Einstein calculated, as part of his General Theory of Relativity, that gravitational waves had to exist, although no one had ever found one, or had yet invented a way to measure them.

They existed at the juncture of a genius mind and a pencil and paper, but Einstein himself thought they might never be detected, going back and forth about their reality. He died in in 1955, never having seen proof of the waves or of the black holes necessary to create disturbances of the magnitude needed to be audible in backwater Terra.

You can read the full story in the mainstream media; the dogged work of thousands of scientists over decades to build LIGO (Laser Interferometer Gravitational-Wave Observatory), culminating on September 12, 2014, with a “chirp.” Like running your fingernails over a piano from lowest A to middle C, one scientist noted. Small (roughly 5mm over a one-sextillion-meter distance), but audible.

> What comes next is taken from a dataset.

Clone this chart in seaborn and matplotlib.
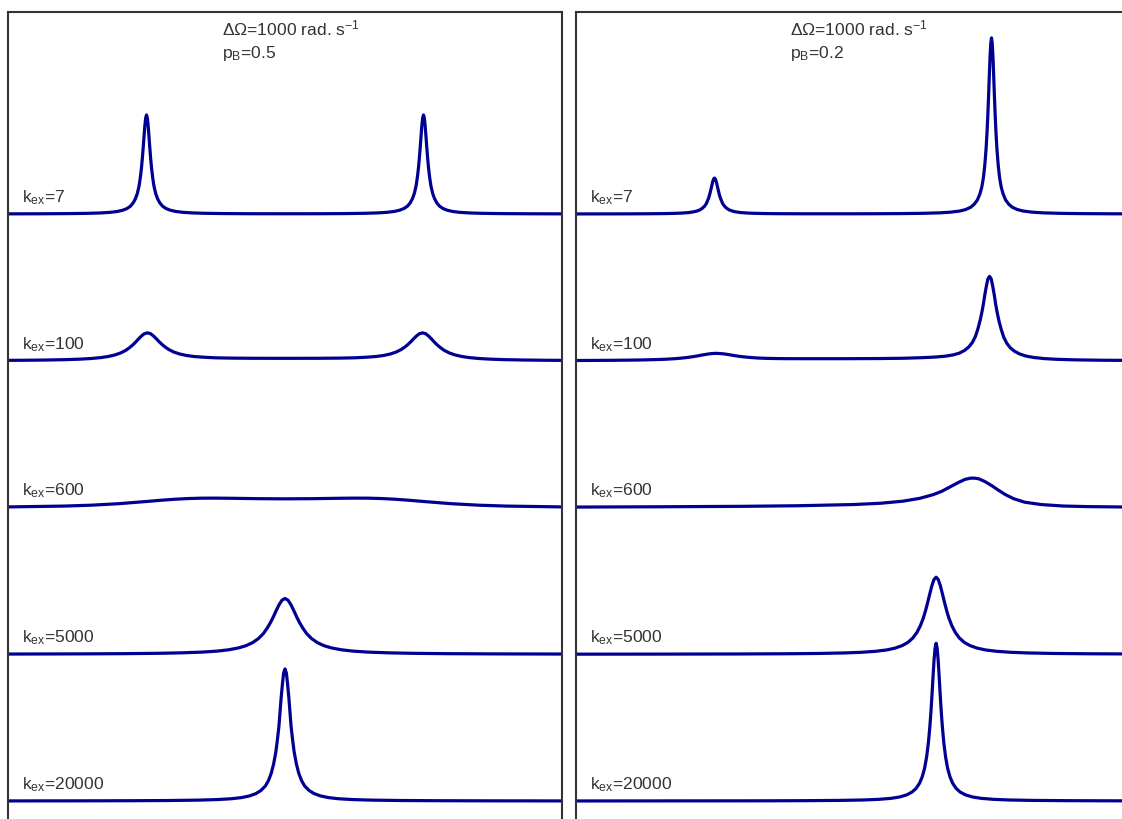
import matplotlib
matplotlib.use("Agg")
import matplotlib.pyplot as plt
import matplotlib.transforms as mtransforms
import pandas as pd
import seaborn as sns

# exchange parameters shown on the figure
delta_omega = 1000          # rad/s
kex_values = [7, 100, 600, 5000, 20000]
pb_values = [0.5, 0.2]

# ---- left panel, pB = 0.5 (frequency offset in rad/s, intensity in stack units) ----
left_x_7 = [-1000, -880, -780, -710, -665, -630, -605, -585, -570, -558, -548, -540, -533, -527,
            -522, -518, -515, -512, -509, -506, -503, -500, -497, -494, -491, -488, -485, -482,
            -478, -473, -467, -460, -452, -442, -430, -415, -395, -370, -335, -290, -220, -120, 0,
            120, 220, 290, 335, 370, 395, 415, 430, 442, 452, 460, 467, 473, 478, 482, 485, 488,
            491, 494, 497, 500, 503, 506, 509, 512, 515, 518, 522, 527, 533, 540, 548, 558, 570,
            585, 605, 630, 665, 710, 780, 880, 1000]
left_y_7 = [0.001, 0.0015, 0.0027, 0.0046, 0.0073, 0.0115, 0.0173, 0.0262, 0.0377, 0.0533, 0.0758,
            0.104, 0.141, 0.1895, 0.252, 0.318, 0.3795, 0.451, 0.527, 0.601, 0.654, 0.675, 0.654,
            0.601, 0.527, 0.451, 0.3795, 0.318, 0.252, 0.1895, 0.141, 0.104, 0.0758, 0.0535, 0.0379,
            0.0265, 0.0176, 0.0117, 0.0075, 0.0048, 0.0029, 0.0018, 0.0016,
            0.0018, 0.0029, 0.0048, 0.0075, 0.0117, 0.0176, 0.0265, 0.0379, 0.0535, 0.0758, 0.104,
            0.141, 0.1895, 0.252, 0.318, 0.3795, 0.451, 0.527, 0.601, 0.654, 0.675, 0.654, 0.601,
            0.527, 0.451, 0.3795, 0.318, 0.252, 0.1895, 0.141, 0.104, 0.0758, 0.0533, 0.0377,
            0.0262, 0.0173, 0.0115, 0.0073, 0.0046, 0.0027, 0.0015, 0.001]

left_x_100 = [-1000, -953, -869, -797, -743, -701, -665, -638, -614, -593, -575, -561, -550, -539,
              -529, -518, -508, -497, -486, -476, -465, -455, -444, -433, -419, -401, -380, -356,
              -329, -293, -251, -197, -120, 0,
              120, 197, 251, 293, 329, 356, 380, 401, 419, 433, 444, 455, 465, 476, 486, 497, 508,
              518, 529, 539, 550, 561, 575, 593, 614, 638, 665, 701, 743, 797, 869, 953, 1000]
left_y_100 = [0.0027, 0.0032, 0.0048, 0.0073, 0.0107, 0.0151, 0.0215, 0.0291, 0.0396, 0.0534, 0.0706,
              0.0895, 0.1071, 0.1275, 0.1483, 0.1693, 0.184, 0.19, 0.185, 0.171, 0.151, 0.131, 0.111,
              0.094, 0.076, 0.059, 0.046, 0.036, 0.029, 0.024, 0.020, 0.018, 0.0168, 0.0165,
              0.0168, 0.018, 0.020, 0.024, 0.029, 0.036, 0.046, 0.059, 0.076, 0.094, 0.111, 0.131,
              0.151, 0.171, 0.185, 0.19, 0.184, 0.1693, 0.1483, 0.1275, 0.1071, 0.0895, 0.0706,
              0.0534, 0.0396, 0.0291, 0.0215, 0.0151, 0.0107, 0.0073, 0.0048, 0.0032, 0.0027]

left_x_600 = [-1000, -800, -700, -600, -500, -450, -400, -350, -300, -250, -200, -100, 0,
              100, 200, 250, 300, 350, 400, 450, 500, 600, 700, 800, 1000]
left_y_600 = [0.004, 0.0096, 0.0157, 0.026, 0.041, 0.049, 0.056, 0.061, 0.0636, 0.0639, 0.063, 0.0602, 0.059,
              0.0602, 0.063, 0.0639, 0.0636, 0.061, 0.056, 0.049, 0.041, 0.026, 0.0157, 0.0096, 0.004]

left_x_5000 = [-1000, -744, -582, -456, -372, -300, -246, -204, -168, -141, -117, -96, -78, -64,
               -53, -42, -32, -21, -11, 0, 11, 21, 32, 42, 53, 64, 78, 96, 117, 141, 168, 204,
               246, 300, 372, 456, 582, 744, 1000]
left_y_5000 = [0.0014, 0.0025, 0.004, 0.0065, 0.0097, 0.0146, 0.0213, 0.0302, 0.043, 0.0583, 0.0791,
               0.1067, 0.1412, 0.179, 0.2142, 0.255, 0.2967, 0.3385, 0.368, 0.38, 0.368, 0.3385,
               0.2967, 0.255, 0.2142, 0.179, 0.1412, 0.1067, 0.0791, 0.0583, 0.043, 0.0302, 0.0213,
               0.0146, 0.0097, 0.0065, 0.004, 0.0025, 0.0014]

left_x_20000 = [-1000, -740, -561, -421, -316, -247, -194, -158, -128, -105, -87, -71, -60, -50,
                -41, -33, -27, -22, -18, -14, -9, -5, 0, 5, 9, 14, 18, 22, 27, 33, 41, 50, 60, 71,
                87, 105, 128, 158, 194, 247, 316, 421, 561, 740, 1000]
left_y_20000 = [0.0006, 0.0011, 0.0019, 0.0033, 0.0059, 0.0095, 0.0153, 0.0229, 0.0347, 0.0505,
                0.0716, 0.102, 0.138, 0.187, 0.253, 0.335, 0.424, 0.507, 0.604, 0.703, 0.802, 0.872,
                0.9, 0.872, 0.802, 0.703, 0.604, 0.507, 0.424, 0.335, 0.253, 0.187, 0.138, 0.102,
                0.0716, 0.0505, 0.0347, 0.0229, 0.0153, 0.0095, 0.0059, 0.0033, 0.0019, 0.0011, 0.0006]

# ---- right panel, pB = 0.2 ----
right_x_7 = [-1000, -814, -736, -684, -644, -618, -595, -578, -565, -553, -545, -537, -530, -525,
             -520, -516.7, -513.3, -510, -506.7, -503.4, -500, -496.6, -493.3, -490, -486.7, -483.3,
             -480, -475, -470, -463, -455, -447, -435, -422, -405, -382, -356, -316, -264, -186, 0,
             65, 170, 252, 314, 354, 386, 407, 425, 438, 449, 458, 465, 471, 476, 480.5, 484.1,
             486.8, 489.5, 492, 494.7, 497.3, 500, 502.7, 505.3, 508, 510.5, 513.2, 515.9, 519.5,
             524, 529, 535, 542, 551, 562, 575, 593, 614, 646, 686, 748, 830, 935, 1000]
right_y_7 = [0.0005, 0.001, 0.0017, 0.0027, 0.0043, 0.0063, 0.0095, 0.0138, 0.0196, 0.0278, 0.0377,
             0.0511, 0.0689, 0.0912, 0.1155, 0.1382, 0.1645, 0.1914, 0.2184, 0.2374, 0.245, 0.2374,
             0.2184, 0.1914, 0.1645, 0.1382, 0.1155, 0.0912, 0.069, 0.0512, 0.0378, 0.028, 0.0199,
             0.0141, 0.0098, 0.0066, 0.0046, 0.003, 0.002, 0.0015, 0.0015,
             0.0017, 0.0027, 0.0046, 0.008, 0.0128, 0.0205, 0.0306, 0.0463, 0.0674, 0.0956, 0.136,
             0.184, 0.25, 0.337, 0.446, 0.565, 0.676, 0.805, 0.937, 1.069, 1.162, 1.2, 1.162, 1.069,
             0.937, 0.805, 0.676, 0.565, 0.446, 0.337, 0.25, 0.184, 0.136, 0.0955, 0.0673, 0.0462,
             0.0305, 0.0204, 0.0126, 0.0078, 0.0044, 0.0025, 0.0014, 0.0011]

right_x_100 = [-1000, -955, -872, -808, -753, -711, -674, -642, -615, -593, -576, -559, -544, -527,
               -512, -495, -478, -463, -446, -431, -414, -397, -375, -348, -316, -279, -237, -182,
               -118, -35, 96, 183, 250, 295, 333, 362, 384, 403, 418, 431, 442, 451, 459, 465, 471,
               476, 482, 487, 493, 499, 504, 510, 515, 521, 527, 535, 544, 555, 568, 583, 602, 624,
               653, 691, 736, 803, 890, 1000]
right_y_100 = [0.0018, 0.0021, 0.003, 0.0042, 0.0059, 0.0079, 0.0106, 0.0142, 0.0188, 0.0237, 0.0284,
               0.0338, 0.0392, 0.0447, 0.0486, 0.0505, 0.049, 0.046, 0.041, 0.036, 0.031, 0.027, 0.023,
               0.019, 0.0165, 0.015, 0.0142, 0.014, 0.014, 0.014, 0.015, 0.017, 0.021, 0.025, 0.031,
               0.040, 0.052, 0.071, 0.094, 0.125, 0.166, 0.218, 0.275, 0.328, 0.389, 0.451, 0.514,
               0.558, 0.575, 0.557, 0.5123, 0.4489, 0.3859, 0.3241, 0.2708, 0.2137, 0.1615, 0.1197,
               0.0881, 0.065, 0.0458, 0.0323, 0.0221, 0.0146, 0.0098, 0.006, 0.0037, 0.0023]

right_x_600 = [-1000, -700, -400, -200, 0, 100, 180, 240, 290, 320, 350, 380, 405, 425, 440,
               455, 475, 500, 525, 550, 580, 620, 680, 760, 850, 1000]
right_y_600 = [0.003, 0.005, 0.008, 0.012, 0.02, 0.029, 0.043, 0.062, 0.088, 0.11, 0.14, 0.17, 0.192,
               0.2, 0.2, 0.195, 0.178, 0.15, 0.118, 0.088, 0.06, 0.036, 0.02, 0.01, 0.006, 0.003]

right_x_5000 = [-1000, -700, -418, -239, -122, -31, 30, 82, 122, 152, 178, 198, 215.2, 230.4,
                243.4, 253.9, 261.7, 269.5, 277, 284.8, 292.2, 300, 307.8, 315.2, 323, 330.5,
                338.3, 346.1, 356.6, 369.6, 384.8, 402, 422, 448, 478, 518, 570, 631, 722, 839, 1000]
right_y_5000 = [0.0006, 0.001, 0.0019, 0.0034, 0.0055, 0.0089, 0.0133, 0.0202, 0.0295, 0.0418, 0.0594,
                0.0805, 0.1093, 0.1475, 0.1951, 0.2472, 0.2959, 0.3523, 0.4099, 0.4677, 0.5085, 0.525,
                0.5085, 0.4677, 0.4099, 0.3523, 0.2959, 0.2472, 0.1951, 0.1475, 0.1093, 0.0805, 0.0594,
                0.0418, 0.0295, 0.0202, 0.0133, 0.0089, 0.0055, 0.0034, 0.002]

right_x_20000 = [-1000, -318, -169, -51, 36, 93, 138, 168, 193.5, 212.7, 227.6, 240.4, 249.9, 258.5,
                 265.9, 272.3, 277.4, 281.3, 285.1, 288.7, 292.5, 296.2, 300, 303.8, 307.5, 311.3,
                 314.9, 318.7, 322.6, 327.7, 334.1, 341.5, 350.1, 359.6, 372.4, 387.3, 406.5, 432,
                 462, 507, 564, 651, 769, 918, 1000]
right_y_20000 = [0.0003, 0.0013, 0.0023, 0.004, 0.007, 0.0113, 0.0183, 0.0273, 0.0414, 0.0603, 0.0856,
                 0.1216, 0.1648, 0.2238, 0.302, 0.3996, 0.5062, 0.6059, 0.7214, 0.8393, 0.9577, 1.041,
                 1.075, 1.041, 0.9577, 0.8393, 0.7214, 0.6059, 0.5062, 0.3996, 0.302, 0.2238, 0.1648,
                 0.1216, 0.0856, 0.0603, 0.0414, 0.0273, 0.0183, 0.0113, 0.007, 0.004, 0.0023, 0.0013,
                 0.0011]

LINE = "#000092"
TEXT = "#333333"

sns.set_style("white")
plt.rcParams["font.family"] = ["Liberation Sans", "DejaVu Sans"]
plt.rcParams["mathtext.fontset"] = "custom"
plt.rcParams["mathtext.rm"] = "Liberation Sans"
plt.rcParams["mathtext.default"] = "regular"


def build_frame(xs, ys):
    # stack the spectra: slowest exchange on top
    rows = []
    n = len(kex_values)
    for i, (k, x, y) in enumerate(zip(kex_values, xs, ys)):
        assert len(x) == len(y), (k, len(x), len(y))
        offset = n - 1 - i
        for xi, yi in zip(x, y):
            rows.append({"kex": k, "freq": xi, "signal": yi + offset})
    return pd.DataFrame(rows)


panels = [
    (pb_values[0], [left_x_7, left_x_100, left_x_600, left_x_5000, left_x_20000],
     [left_y_7, left_y_100, left_y_600, left_y_5000, left_y_20000]),
    (pb_values[1], [right_x_7, right_x_100, right_x_600, right_x_5000, right_x_20000],
     [right_y_7, right_y_100, right_y_600, right_y_5000, right_y_20000]),
]

fig = plt.figure(figsize=(11.22, 8.19), dpi=100)
ax_w = 554 / 1122
ax_h = 818 / 819
ax_bottom = -11 / 819
lefts = [8 / 1122, 576 / 1122]

for left, (pb, xs, ys) in zip(lefts, panels):
    ax = fig.add_axes([left, ax_bottom, ax_w, ax_h])
    df = build_frame(xs, ys)
    sns.lineplot(data=df, x="freq", y="signal", units="kex", estimator=None,
                 color=LINE, lw=2.3, legend=False, ax=ax)
    ax.set_xlim(-1000, 1000)
    ax.set_ylim(-0.1976, 5.3765)
    ax.set_xticks([])
    ax.set_yticks([])
    ax.set_xlabel("")
    ax.set_ylabel("")
    for s in ax.spines.values():
        s.set_visible(True)
        s.set_color(TEXT)
        s.set_linewidth(1.5)

    trans = mtransforms.blended_transform_factory(ax.transAxes, ax.transData)
    n = len(kex_values)
    for i, k in enumerate(kex_values):
        ax.text(0.025, n - 1 - i + 0.08, f"k$_{{ex}}$={k}", transform=trans,
                fontsize=12.6, color=TEXT, va="baseline", ha="left")

    ax.text(0.386, 0.9719, f"\u0394\u03a9={delta_omega} rad. s$^{{-1}}$", transform=ax.transAxes,
            fontsize=12.6, color=TEXT, va="baseline", ha="left")
    ax.text(0.386, 0.9438, f"p$_B$={pb}", transform=ax.transAxes,
            fontsize=12.6, color=TEXT, va="baseline", ha="left")

fig.savefig("out.png", dpi=100)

Two black holes of 29 and 36 solar masses circled one another until they collided, some 1.3 billion years ago, bending space-time, and sending out gravitational waves through the universe — to LIGO who, by a fluke, was on at the time, and caught the waves two years ahead of the ETA.

Since Einstein worked out the necessary existence of the players, scientists have worked and built and scrapped and reworked and rebuilt to create LIGO, with its 2.5-mile-long arms, polished mirrors, contained vacuum, and state of being soundproofed to all but that “chirp,” on the premise that if a gravitational wave alters space-time, then a beam of light, moving at a constant speed in total vacuum, will take less time to travel the contracted distance than the non-contracted distance.

And so it was.

A sound after centuries of visual (and later, electromagnetic) exploration of the universe, a voice, calling in the key of C. What other senses will the unknown share with humankind? It will depend on how we humans use the gift of our minds and view our role in the cosmos.

There was another point of view in this same week’s news; a sign outside an unnamed church proclaiming: “The more ‘Educated’ we become the farther we move away from God.”